Color is an interesting element of graphic design because it can be applied to any other element, changing it dramatically. It can be used to make an image stand out, to show linked text on a website, and to evoke emotion. Graphic designers should combine their experience with color with an understanding of color theory.
The HSV color space is important to look at because it describes color based on three properties: Hue, Saturation and Value. As you edit these values, the full spectrum of colors can be created.
There are many models used to measure and describe color. The RGB color model is based on the theory that all visible colors can be created using the primary additive colors red, green and blue. These colors are known as primary additives because when combined in equal amounts they produce white. When two or three of them are combined in different amounts, other colors are produced. For example, combining red and green in equal amounts creates yellow, green and blue creates cyan, and red and blue creates magenta.
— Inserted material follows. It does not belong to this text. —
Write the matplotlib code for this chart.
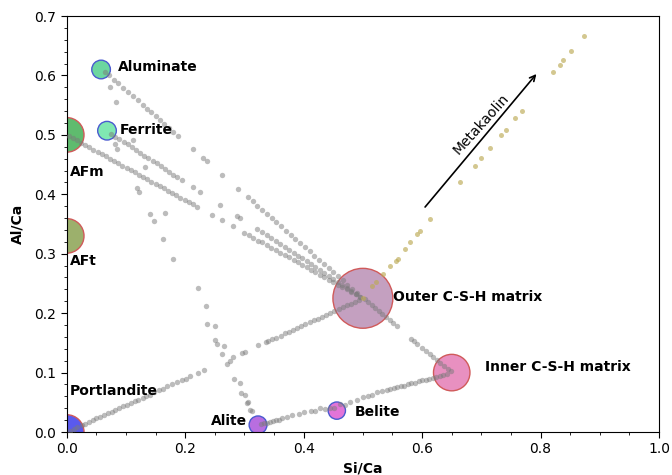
import matplotlib
matplotlib.use("Agg")
import matplotlib.pyplot as plt
from matplotlib.ticker import MultipleLocator

# Clinker and hydrate phases (Si/Ca, Al/Ca)
phases = ["Aluminate", "Ferrite", "AFm", "AFt", "Portlandite",
          "Alite", "Belite", "Outer C-S-H matrix", "Inner C-S-H matrix"]
phase_si_ca = [0.058, 0.068, 0.0, 0.0, 0.0, 0.323, 0.456, 0.500, 0.650]
phase_al_ca = [0.610, 0.507, 0.500, 0.330, 0.0, 0.012, 0.036, 0.225, 0.100]

# Analysis points along the reaction paths (grey)
path_si_ca = [
    # portlandite -> outer C-S-H
    0.005, 0.012, 0.018, 0.025, 0.031, 0.038, 0.044, 0.050, 0.057, 0.063,
    0.070, 0.076, 0.082, 0.089, 0.095, 0.102, 0.108, 0.115, 0.121, 0.128,
    0.134, 0.141, 0.148, 0.155, 0.162, 0.170, 0.178, 0.186, 0.194, 0.201,
    0.208, 0.222, 0.231, 0.281, 0.296, 0.301, 0.323, 0.336,
    0.340, 0.347, 0.354, 0.361, 0.368, 0.375, 0.382, 0.389, 0.396, 0.403,
    0.410, 0.417, 0.424, 0.431, 0.438, 0.445, 0.452, 0.459, 0.466, 0.473,
    0.480, 0.487, 0.494,
    # AFm -> outer C-S-H
    0.003, 0.010, 0.017, 0.024, 0.031, 0.038, 0.045, 0.052, 0.059, 0.066,
    0.073, 0.080, 0.087, 0.094, 0.101, 0.108, 0.115, 0.122, 0.129, 0.136,
    0.143, 0.150, 0.157, 0.164, 0.171, 0.178, 0.185, 0.192, 0.199, 0.206,
    0.213, 0.220, 0.245, 0.262, 0.281,
    0.300, 0.308, 0.315, 0.323, 0.330, 0.338, 0.345, 0.353, 0.360, 0.368,
    0.375, 0.383, 0.390, 0.398, 0.405, 0.413, 0.420, 0.428, 0.435, 0.443,
    0.450, 0.458, 0.465, 0.473, 0.480, 0.488, 0.495,
    # ferrite -> outer C-S-H
    0.075, 0.082, 0.089, 0.096, 0.103, 0.110, 0.117, 0.124, 0.131, 0.138,
    0.145, 0.152, 0.159, 0.166, 0.173, 0.180, 0.187, 0.194,
    0.213, 0.225, 0.259, 0.287, 0.293, 0.321,
    0.330, 0.338, 0.345, 0.353, 0.360, 0.368, 0.375, 0.383, 0.390, 0.398,
    0.405, 0.413, 0.420, 0.428, 0.435, 0.443, 0.450, 0.458, 0.465, 0.473,
    0.480, 0.488, 0.495,
    # aluminate -> outer C-S-H
    0.065, 0.072, 0.079, 0.086, 0.095, 0.103, 0.112, 0.120, 0.128, 0.135,
    0.142, 0.150, 0.157, 0.165, 0.172, 0.180, 0.188,
    0.213, 0.230, 0.236, 0.262, 0.290,
    0.306, 0.314, 0.322, 0.330, 0.338, 0.346, 0.354, 0.362, 0.370, 0.378,
    0.386, 0.394, 0.402, 0.410, 0.418, 0.426, 0.434, 0.442, 0.450, 0.458,
    0.466, 0.474, 0.482, 0.490,
    # aluminate -> alite
    0.073, 0.084, 0.112, 0.132, 0.166, 0.222, 0.235, 0.250, 0.265, 0.276,
    0.292, 0.301, 0.306, 0.313,
    # ferrite -> alite
    0.081, 0.085, 0.118, 0.122, 0.141, 0.147, 0.163, 0.180, 0.236, 0.250,
    0.253, 0.262, 0.270, 0.283, 0.295, 0.304, 0.310,
    # outer C-S-H -> inner C-S-H
    0.503, 0.509, 0.515, 0.521, 0.527, 0.533, 0.539, 0.545, 0.551, 0.557,
    0.582, 0.587, 0.592, 0.600, 0.607, 0.613, 0.619, 0.625, 0.631, 0.637,
    0.643, 0.648,
    # alite -> belite -> inner C-S-H
    0.328, 0.333, 0.338, 0.343, 0.348, 0.353, 0.358, 0.363,
    0.372, 0.381, 0.392, 0.400, 0.412, 0.420, 0.428, 0.436, 0.444, 0.452,
    0.462, 0.470, 0.478, 0.490, 0.500, 0.508, 0.516, 0.524, 0.532,
    0.540, 0.546, 0.552, 0.558, 0.564, 0.570, 0.576, 0.582, 0.588, 0.594,
    0.600, 0.606, 0.612, 0.618, 0.624, 0.630, 0.636, 0.642,
]
path_al_ca = [
    # portlandite -> outer C-S-H
    0.002, 0.005, 0.008, 0.011, 0.014, 0.017, 0.020, 0.023, 0.026, 0.028,
    0.032, 0.034, 0.037, 0.040, 0.043, 0.046, 0.049, 0.052, 0.054, 0.058,
    0.060, 0.063, 0.067, 0.070, 0.073, 0.077, 0.080, 0.084, 0.087, 0.090,
    0.094, 0.100, 0.104, 0.127, 0.133, 0.135, 0.146, 0.151,
    0.153, 0.156, 0.159, 0.162, 0.166, 0.169, 0.172, 0.175, 0.178, 0.181,
    0.185, 0.188, 0.191, 0.194, 0.197, 0.200, 0.203, 0.207, 0.210, 0.213,
    0.216, 0.219, 0.222,
    # AFm -> outer C-S-H
    0.498, 0.494, 0.491, 0.487, 0.483, 0.479, 0.475, 0.471, 0.468, 0.464,
    0.460, 0.456, 0.452, 0.448, 0.444, 0.441, 0.437, 0.433, 0.429, 0.425,
    0.421, 0.417, 0.414, 0.410, 0.406, 0.402, 0.398, 0.394, 0.391, 0.387,
    0.383, 0.379, 0.365, 0.356, 0.346,
    0.335, 0.331, 0.327, 0.322, 0.319, 0.314, 0.310, 0.306, 0.302, 0.298,
    0.294, 0.289, 0.286, 0.281, 0.277, 0.273, 0.269, 0.265, 0.261, 0.256,
    0.253, 0.248, 0.244, 0.240, 0.236, 0.232, 0.228,
    # ferrite -> outer C-S-H
    0.502, 0.497, 0.493, 0.488, 0.484, 0.479, 0.474, 0.470, 0.465, 0.461,
    0.456, 0.452, 0.447, 0.443, 0.438, 0.433, 0.429, 0.424,
    0.412, 0.404, 0.382, 0.364, 0.360, 0.342,
    0.336, 0.331, 0.326, 0.321, 0.316, 0.311, 0.306, 0.301, 0.297, 0.292,
    0.287, 0.282, 0.277, 0.272, 0.267, 0.262, 0.258, 0.252, 0.248, 0.243,
    0.238, 0.233, 0.228,
    # aluminate -> outer C-S-H
    0.606, 0.600, 0.593, 0.587, 0.579, 0.572, 0.565, 0.558, 0.551, 0.544,
    0.538, 0.531, 0.525, 0.518, 0.512, 0.505, 0.498,
    0.476, 0.461, 0.456, 0.433, 0.409,
    0.395, 0.388, 0.381, 0.374, 0.367, 0.360, 0.353, 0.346, 0.339, 0.332,
    0.325, 0.318, 0.311, 0.304, 0.297, 0.290, 0.283, 0.276, 0.269, 0.262,
    0.255, 0.248, 0.241, 0.234,
    # aluminate -> alite
    0.580, 0.555, 0.492, 0.446, 0.369, 0.242, 0.212, 0.178, 0.144, 0.119,
    0.083, 0.063, 0.051, 0.035,
    # ferrite -> alite
    0.484, 0.476, 0.411, 0.404, 0.367, 0.355, 0.324, 0.291, 0.181, 0.154,
    0.148, 0.131, 0.115, 0.090, 0.066, 0.049, 0.037,
    # outer C-S-H -> inner C-S-H
    0.223, 0.218, 0.213, 0.208, 0.203, 0.198, 0.193, 0.188, 0.183, 0.178,
    0.157, 0.153, 0.148, 0.142, 0.136, 0.131, 0.126, 0.121, 0.116, 0.111,
    0.106, 0.102,
    # alite -> belite -> inner C-S-H
    0.013, 0.015, 0.016, 0.017, 0.019, 0.020, 0.021, 0.023,
    0.026, 0.028, 0.031, 0.033, 0.036, 0.035, 0.040, 0.038, 0.041, 0.040,
    0.047, 0.046, 0.050, 0.054, 0.059, 0.061, 0.063, 0.067, 0.069,
    0.070, 0.072, 0.074, 0.075, 0.077, 0.078, 0.080, 0.082, 0.083, 0.085,
    0.087, 0.088, 0.090, 0.091, 0.093, 0.095, 0.096, 0.098,
]

# Metakaolin addition path (olive)
mk_si_ca = [0.500, 0.515, 0.522, 0.534, 0.546, 0.556, 0.560, 0.571, 0.579,
            0.592, 0.596, 0.613, 0.664, 0.689, 0.700, 0.714, 0.734, 0.741,
            0.757, 0.768, 0.821, 0.832, 0.838, 0.852, 0.873]
mk_al_ca = [0.226, 0.245, 0.253, 0.266, 0.280, 0.287, 0.291, 0.308, 0.319,
            0.334, 0.339, 0.358, 0.420, 0.447, 0.461, 0.478, 0.500, 0.509,
            0.528, 0.541, 0.605, 0.618, 0.626, 0.641, 0.666]

# Marker styling for each phase
phase_sizes = [180, 180, 620, 620, 620, 165, 155, 1860, 690]
phase_colors = ["#6cd6a0", "#80e8b2", "#5fbb6e", "#9cb06c", "#5a5aee",
                "#b86ee0", "#e274d8", "#c4a0c0", "#e890c0"]
phase_edges = ["#4a5ad0", "#4a5ad0", "#d05a5a", "#d05a5a", "#d05a5a",
               "#4a5ad0", "#4a5ad0", "#d05a5a", "#d05a5a"]
label_offsets = [(12, 2), (9.5, 0.5), (2.4, -26.5), (2.4, -18), (2.4, 29.5),
                 (-8, 2.5), (13, -1), (21.5, 1.2), (24, 3.8)]
label_ha = ["left"] * 5 + ["right"] + ["left"] * 3

fig = plt.figure(figsize=(6.72, 4.75), dpi=100)
ax = fig.add_axes([0.0993, 0.0905, 0.8814, 0.8758])

ax.scatter(phase_si_ca, phase_al_ca, s=phase_sizes, c=phase_colors,
           edgecolors=phase_edges, linewidths=1.0, zorder=2)
ax.scatter(path_si_ca, path_al_ca, s=15, color="#7a7a7a", alpha=0.5,
           linewidths=0, zorder=3)
ax.scatter(mk_si_ca, mk_al_ca, s=13, color="#bcaa55", alpha=0.65,
           linewidths=0, zorder=3)

for name, x, y, off, ha in zip(phases, phase_si_ca, phase_al_ca,
                               label_offsets, label_ha):
    ax.annotate(name, (x, y), xytext=off, textcoords="offset points",
                ha=ha, va="center", fontsize=10, fontweight="bold",
                zorder=4)

ax.annotate("", xy=(0.796, 0.606), xytext=(0.602, 0.375),
            arrowprops=dict(arrowstyle="->", color="black", lw=1.2))
ax.text(0.699, 0.518, "Metakaolin", rotation=48, ha="center", va="center",
        fontsize=10)

ax.set_xlim(0, 1.0)
ax.set_ylim(0, 0.7)
ax.xaxis.set_major_locator(MultipleLocator(0.2))
ax.xaxis.set_minor_locator(MultipleLocator(0.05))
ax.yaxis.set_major_locator(MultipleLocator(0.1))
ax.yaxis.set_minor_locator(MultipleLocator(0.02))
ax.tick_params(which="major", direction="out", length=4, labelsize=10)
ax.tick_params(which="minor", direction="out", length=2)
ax.set_xlabel("Si/Ca", fontsize=10, fontweight="bold")
ax.set_ylabel("Al/Ca", fontsize=10, fontweight="bold", labelpad=7)

fig.savefig("out.png", dpi=100)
The CMYK color model is used in the printing process. When two RGB colors are mixed equally they produce the colors of the CMYK model, known as subtractive primaries. Green and blue creates cyan (C), red and blue creates magenta (M), and red and green creates yellow (Y). Black is added to the model because it cannot be created with the 3 subtractive primaries (when combined they create a dark brown). The K, or “key,” stands for black.
When designing for print, a common issue that has to be dealt with is the difference between the color on your computer display and on paper. Even if your monitor is calibrated correctly the match them as best as possible, your client’s will not be, and so a third “version” of the color comes into play. If you then print proofs for your client on any printer other than the one that will be used for the final job (which is often the case), more colors join the mix that won’t match the final piece.
Color separation is the process by which original artwork is separated into individual color components for printing. The components are cyan, magenta, yellow and black, known as CMYK.